Entries provided:
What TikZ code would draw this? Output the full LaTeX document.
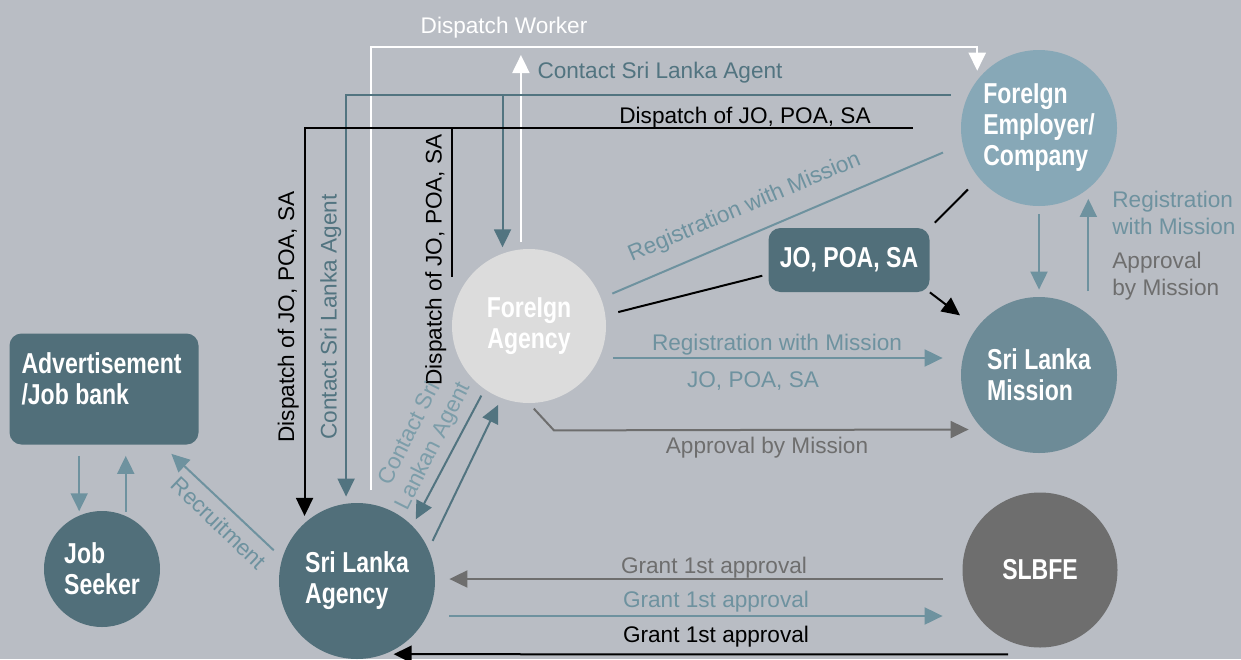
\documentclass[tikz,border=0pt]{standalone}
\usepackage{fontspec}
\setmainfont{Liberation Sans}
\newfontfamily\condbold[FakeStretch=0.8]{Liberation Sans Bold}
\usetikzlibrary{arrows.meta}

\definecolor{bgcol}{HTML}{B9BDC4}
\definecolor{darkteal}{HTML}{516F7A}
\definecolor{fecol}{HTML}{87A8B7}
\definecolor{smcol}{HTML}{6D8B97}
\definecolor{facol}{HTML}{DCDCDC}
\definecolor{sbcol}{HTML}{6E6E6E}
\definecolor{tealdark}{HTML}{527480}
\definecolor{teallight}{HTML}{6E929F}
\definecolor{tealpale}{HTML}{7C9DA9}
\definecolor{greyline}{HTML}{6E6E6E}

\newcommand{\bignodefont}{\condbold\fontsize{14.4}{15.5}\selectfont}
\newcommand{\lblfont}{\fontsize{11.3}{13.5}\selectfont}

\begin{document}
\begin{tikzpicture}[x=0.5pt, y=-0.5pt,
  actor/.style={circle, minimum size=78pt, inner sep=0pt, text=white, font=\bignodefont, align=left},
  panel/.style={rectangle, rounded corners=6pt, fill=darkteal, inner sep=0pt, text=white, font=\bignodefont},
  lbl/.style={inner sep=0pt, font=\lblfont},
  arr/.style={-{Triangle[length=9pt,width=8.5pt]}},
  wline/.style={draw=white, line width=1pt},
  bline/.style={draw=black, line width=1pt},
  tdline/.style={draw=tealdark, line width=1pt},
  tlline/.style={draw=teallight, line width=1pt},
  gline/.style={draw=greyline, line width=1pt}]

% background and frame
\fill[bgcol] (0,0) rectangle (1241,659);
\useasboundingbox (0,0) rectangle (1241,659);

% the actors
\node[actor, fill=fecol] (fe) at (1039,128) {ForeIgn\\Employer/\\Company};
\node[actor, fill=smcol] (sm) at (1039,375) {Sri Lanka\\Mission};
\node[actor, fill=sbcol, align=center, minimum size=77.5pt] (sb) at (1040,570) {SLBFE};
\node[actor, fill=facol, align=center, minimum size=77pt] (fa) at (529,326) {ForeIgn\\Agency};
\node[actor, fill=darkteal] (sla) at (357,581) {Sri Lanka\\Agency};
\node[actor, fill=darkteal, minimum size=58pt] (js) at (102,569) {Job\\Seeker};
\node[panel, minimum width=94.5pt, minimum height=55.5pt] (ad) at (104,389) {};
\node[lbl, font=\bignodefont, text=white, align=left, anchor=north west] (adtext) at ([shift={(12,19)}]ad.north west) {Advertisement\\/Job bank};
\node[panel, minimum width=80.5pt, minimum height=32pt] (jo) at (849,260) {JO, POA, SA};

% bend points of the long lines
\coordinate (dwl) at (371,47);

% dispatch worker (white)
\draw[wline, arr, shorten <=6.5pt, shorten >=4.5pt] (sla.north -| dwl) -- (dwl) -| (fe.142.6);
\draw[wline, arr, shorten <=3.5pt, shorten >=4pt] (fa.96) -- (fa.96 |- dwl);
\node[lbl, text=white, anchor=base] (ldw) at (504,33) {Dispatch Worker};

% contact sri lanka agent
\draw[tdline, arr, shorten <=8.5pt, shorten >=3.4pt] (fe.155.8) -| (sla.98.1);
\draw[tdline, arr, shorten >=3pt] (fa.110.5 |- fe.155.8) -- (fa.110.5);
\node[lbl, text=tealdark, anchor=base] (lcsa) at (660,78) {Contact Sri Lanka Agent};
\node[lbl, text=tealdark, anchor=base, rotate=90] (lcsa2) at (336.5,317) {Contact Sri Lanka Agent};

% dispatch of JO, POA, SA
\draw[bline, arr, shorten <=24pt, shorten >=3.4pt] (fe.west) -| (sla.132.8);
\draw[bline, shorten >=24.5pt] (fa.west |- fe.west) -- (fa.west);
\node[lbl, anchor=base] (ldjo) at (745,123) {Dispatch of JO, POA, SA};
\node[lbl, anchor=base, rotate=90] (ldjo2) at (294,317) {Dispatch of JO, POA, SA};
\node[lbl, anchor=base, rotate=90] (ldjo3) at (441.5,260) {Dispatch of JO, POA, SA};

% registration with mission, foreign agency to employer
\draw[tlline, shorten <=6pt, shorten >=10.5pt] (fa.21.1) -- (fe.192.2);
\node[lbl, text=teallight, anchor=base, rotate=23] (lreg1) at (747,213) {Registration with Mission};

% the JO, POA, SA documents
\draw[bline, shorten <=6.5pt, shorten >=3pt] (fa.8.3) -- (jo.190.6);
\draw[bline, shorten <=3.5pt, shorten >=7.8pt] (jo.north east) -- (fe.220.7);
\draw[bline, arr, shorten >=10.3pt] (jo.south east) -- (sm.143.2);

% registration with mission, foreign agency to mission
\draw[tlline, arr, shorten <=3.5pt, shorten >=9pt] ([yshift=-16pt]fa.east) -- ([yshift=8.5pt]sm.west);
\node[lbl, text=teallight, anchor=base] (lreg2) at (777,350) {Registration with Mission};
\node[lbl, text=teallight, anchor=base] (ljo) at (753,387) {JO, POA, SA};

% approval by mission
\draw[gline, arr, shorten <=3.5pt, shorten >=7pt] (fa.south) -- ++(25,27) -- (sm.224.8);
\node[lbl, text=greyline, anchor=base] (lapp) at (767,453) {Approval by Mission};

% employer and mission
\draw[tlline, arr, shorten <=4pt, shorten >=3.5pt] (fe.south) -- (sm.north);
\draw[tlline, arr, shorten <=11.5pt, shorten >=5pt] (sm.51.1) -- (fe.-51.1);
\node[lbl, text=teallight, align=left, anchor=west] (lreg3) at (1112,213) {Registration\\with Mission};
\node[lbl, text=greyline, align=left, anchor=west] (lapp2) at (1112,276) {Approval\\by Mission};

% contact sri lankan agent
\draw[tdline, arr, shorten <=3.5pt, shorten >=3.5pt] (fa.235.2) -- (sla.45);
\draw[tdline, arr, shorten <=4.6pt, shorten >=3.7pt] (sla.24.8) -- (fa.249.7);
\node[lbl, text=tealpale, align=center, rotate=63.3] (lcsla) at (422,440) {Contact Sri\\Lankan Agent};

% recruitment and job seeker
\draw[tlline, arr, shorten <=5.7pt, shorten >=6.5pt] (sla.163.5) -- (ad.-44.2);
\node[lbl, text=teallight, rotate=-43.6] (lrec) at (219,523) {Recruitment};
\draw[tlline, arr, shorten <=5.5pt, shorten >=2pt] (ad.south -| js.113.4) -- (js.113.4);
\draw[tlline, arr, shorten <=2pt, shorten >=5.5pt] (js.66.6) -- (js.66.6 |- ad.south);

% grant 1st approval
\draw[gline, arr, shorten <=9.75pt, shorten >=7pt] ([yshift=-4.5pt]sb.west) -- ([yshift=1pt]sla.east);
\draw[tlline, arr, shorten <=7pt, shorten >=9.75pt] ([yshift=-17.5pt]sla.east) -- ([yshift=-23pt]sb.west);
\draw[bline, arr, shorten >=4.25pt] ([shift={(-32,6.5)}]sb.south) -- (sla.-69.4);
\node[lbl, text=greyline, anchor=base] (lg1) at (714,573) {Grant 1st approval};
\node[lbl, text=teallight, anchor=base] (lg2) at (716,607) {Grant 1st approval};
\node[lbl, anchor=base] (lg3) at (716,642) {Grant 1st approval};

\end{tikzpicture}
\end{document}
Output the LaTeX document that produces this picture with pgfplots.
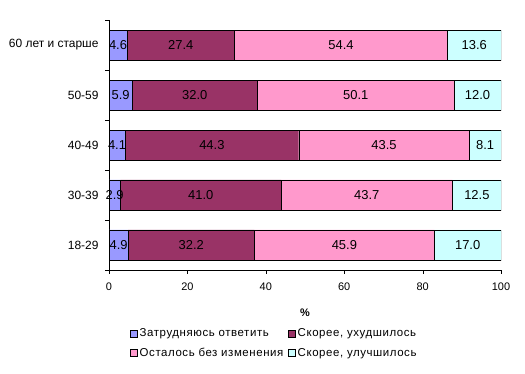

The problem:
Quote every line of the records above exactly; no picture is to be copied.

Finished answer:
What TikZ code would draw this? Output the full LaTeX document.
\documentclass[tikz,border=0pt]{standalone}
\usepackage{fontspec}
\setmainfont{Liberation Sans}
\newfontfamily\condbold[FakeStretch=0.8]{Liberation Sans Bold}
\usetikzlibrary{arrows.meta}

\definecolor{bgcol}{HTML}{B9BDC4}
\definecolor{darkteal}{HTML}{516F7A}
\definecolor{fecol}{HTML}{87A8B7}
\definecolor{smcol}{HTML}{6D8B97}
\definecolor{facol}{HTML}{DCDCDC}
\definecolor{sbcol}{HTML}{6E6E6E}
\definecolor{tealdark}{HTML}{527480}
\definecolor{teallight}{HTML}{6E929F}
\definecolor{tealpale}{HTML}{7C9DA9}
\definecolor{greyline}{HTML}{6E6E6E}

\newcommand{\bignodefont}{\condbold\fontsize{14.4}{15.5}\selectfont}
\newcommand{\lblfont}{\fontsize{11.3}{13.5}\selectfont}

\begin{document}
\begin{tikzpicture}[x=0.5pt, y=-0.5pt,
  actor/.style={circle, minimum size=78pt, inner sep=0pt, text=white, font=\bignodefont, align=left},
  panel/.style={rectangle, rounded corners=6pt, fill=darkteal, inner sep=0pt, text=white, font=\bignodefont},
  lbl/.style={inner sep=0pt, font=\lblfont},
  arr/.style={-{Triangle[length=9pt,width=8.5pt]}},
  wline/.style={draw=white, line width=1pt},
  bline/.style={draw=black, line width=1pt},
  tdline/.style={draw=tealdark, line width=1pt},
  tlline/.style={draw=teallight, line width=1pt},
  gline/.style={draw=greyline, line width=1pt}]

% background and frame
\fill[bgcol] (0,0) rectangle (1241,659);
\useasboundingbox (0,0) rectangle (1241,659);

% the actors
\node[actor, fill=fecol] (fe) at (1039,128) {ForeIgn\\Employer/\\Company};
\node[actor, fill=smcol] (sm) at (1039,375) {Sri Lanka\\Mission};
\node[actor, fill=sbcol, align=center, minimum size=77.5pt] (sb) at (1040,570) {SLBFE};
\node[actor, fill=facol, align=center, minimum size=77pt] (fa) at (529,326) {ForeIgn\\Agency};
\node[actor, fill=darkteal] (sla) at (357,581) {Sri Lanka\\Agency};
\node[actor, fill=darkteal, minimum size=58pt] (js) at (102,569) {Job\\Seeker};
\node[panel, minimum width=94.5pt, minimum height=55.5pt] (ad) at (104,389) {};
\node[lbl, font=\bignodefont, text=white, align=left, anchor=north west] (adtext) at ([shift={(12,19)}]ad.north west) {Advertisement\\/Job bank};
\node[panel, minimum width=80.5pt, minimum height=32pt] (jo) at (849,260) {JO, POA, SA};

% bend points of the long lines
\coordinate (dwl) at (371,47);

% dispatch worker (white)
\draw[wline, arr, shorten <=6.5pt, shorten >=4.5pt] (sla.north -| dwl) -- (dwl) -| (fe.142.6);
\draw[wline, arr, shorten <=3.5pt, shorten >=4pt] (fa.96) -- (fa.96 |- dwl);
\node[lbl, text=white, anchor=base] (ldw) at (504,33) {Dispatch Worker};

% contact sri lanka agent
\draw[tdline, arr, shorten <=8.5pt, shorten >=3.4pt] (fe.155.8) -| (sla.98.1);
\draw[tdline, arr, shorten >=3pt] (fa.110.5 |- fe.155.8) -- (fa.110.5);
\node[lbl, text=tealdark, anchor=base] (lcsa) at (660,78) {Contact Sri Lanka Agent};
\node[lbl, text=tealdark, anchor=base, rotate=90] (lcsa2) at (336.5,317) {Contact Sri Lanka Agent};

% dispatch of JO, POA, SA
\draw[bline, arr, shorten <=24pt, shorten >=3.4pt] (fe.west) -| (sla.132.8);
\draw[bline, shorten >=24.5pt] (fa.west |- fe.west) -- (fa.west);
\node[lbl, anchor=base] (ldjo) at (745,123) {Dispatch of JO, POA, SA};
\node[lbl, anchor=base, rotate=90] (ldjo2) at (294,317) {Dispatch of JO, POA, SA};
\node[lbl, anchor=base, rotate=90] (ldjo3) at (441.5,260) {Dispatch of JO, POA, SA};

% registration with mission, foreign agency to employer
\draw[tlline, shorten <=6pt, shorten >=10.5pt] (fa.21.1) -- (fe.192.2);
\node[lbl, text=teallight, anchor=base, rotate=23] (lreg1) at (747,213) {Registration with Mission};

% the JO, POA, SA documents
\draw[bline, shorten <=6.5pt, shorten >=3pt] (fa.8.3) -- (jo.190.6);
\draw[bline, shorten <=3.5pt, shorten >=7.8pt] (jo.north east) -- (fe.220.7);
\draw[bline, arr, shorten >=10.3pt] (jo.south east) -- (sm.143.2);

% registration with mission, foreign agency to mission
\draw[tlline, arr, shorten <=3.5pt, shorten >=9pt] ([yshift=-16pt]fa.east) -- ([yshift=8.5pt]sm.west);
\node[lbl, text=teallight, anchor=base] (lreg2) at (777,350) {Registration with Mission};
\node[lbl, text=teallight, anchor=base] (ljo) at (753,387) {JO, POA, SA};

% approval by mission
\draw[gline, arr, shorten <=3.5pt, shorten >=7pt] (fa.south) -- ++(25,27) -- (sm.224.8);
\node[lbl, text=greyline, anchor=base] (lapp) at (767,453) {Approval by Mission};

% employer and mission
\draw[tlline, arr, shorten <=4pt, shorten >=3.5pt] (fe.south) -- (sm.north);
\draw[tlline, arr, shorten <=11.5pt, shorten >=5pt] (sm.51.1) -- (fe.-51.1);
\node[lbl, text=teallight, align=left, anchor=west] (lreg3) at (1112,213) {Registration\\with Mission};
\node[lbl, text=greyline, align=left, anchor=west] (lapp2) at (1112,276) {Approval\\by Mission};

% contact sri lankan agent
\draw[tdline, arr, shorten <=3.5pt, shorten >=3.5pt] (fa.235.2) -- (sla.45);
\draw[tdline, arr, shorten <=4.6pt, shorten >=3.7pt] (sla.24.8) -- (fa.249.7);
\node[lbl, text=tealpale, align=center, rotate=63.3] (lcsla) at (422,440) {Contact Sri\\Lankan Agent};

% recruitment and job seeker
\draw[tlline, arr, shorten <=5.7pt, shorten >=6.5pt] (sla.163.5) -- (ad.-44.2);
\node[lbl, text=teallight, rotate=-43.6] (lrec) at (219,523) {Recruitment};
\draw[tlline, arr, shorten <=5.5pt, shorten >=2pt] (ad.south -| js.113.4) -- (js.113.4);
\draw[tlline, arr, shorten <=2pt, shorten >=5.5pt] (js.66.6) -- (js.66.6 |- ad.south);

% grant 1st approval
\draw[gline, arr, shorten <=9.75pt, shorten >=7pt] ([yshift=-4.5pt]sb.west) -- ([yshift=1pt]sla.east);
\draw[tlline, arr, shorten <=7pt, shorten >=9.75pt] ([yshift=-17.5pt]sla.east) -- ([yshift=-23pt]sb.west);
\draw[bline, arr, shorten >=4.25pt] ([shift={(-32,6.5)}]sb.south) -- (sla.-69.4);
\node[lbl, text=greyline, anchor=base] (lg1) at (714,573) {Grant 1st approval};
\node[lbl, text=teallight, anchor=base] (lg2) at (716,607) {Grant 1st approval};
\node[lbl, anchor=base] (lg3) at (716,642) {Grant 1st approval};

\end{tikzpicture}
\end{document}
Output the LaTeX document that produces this picture with pgfplots.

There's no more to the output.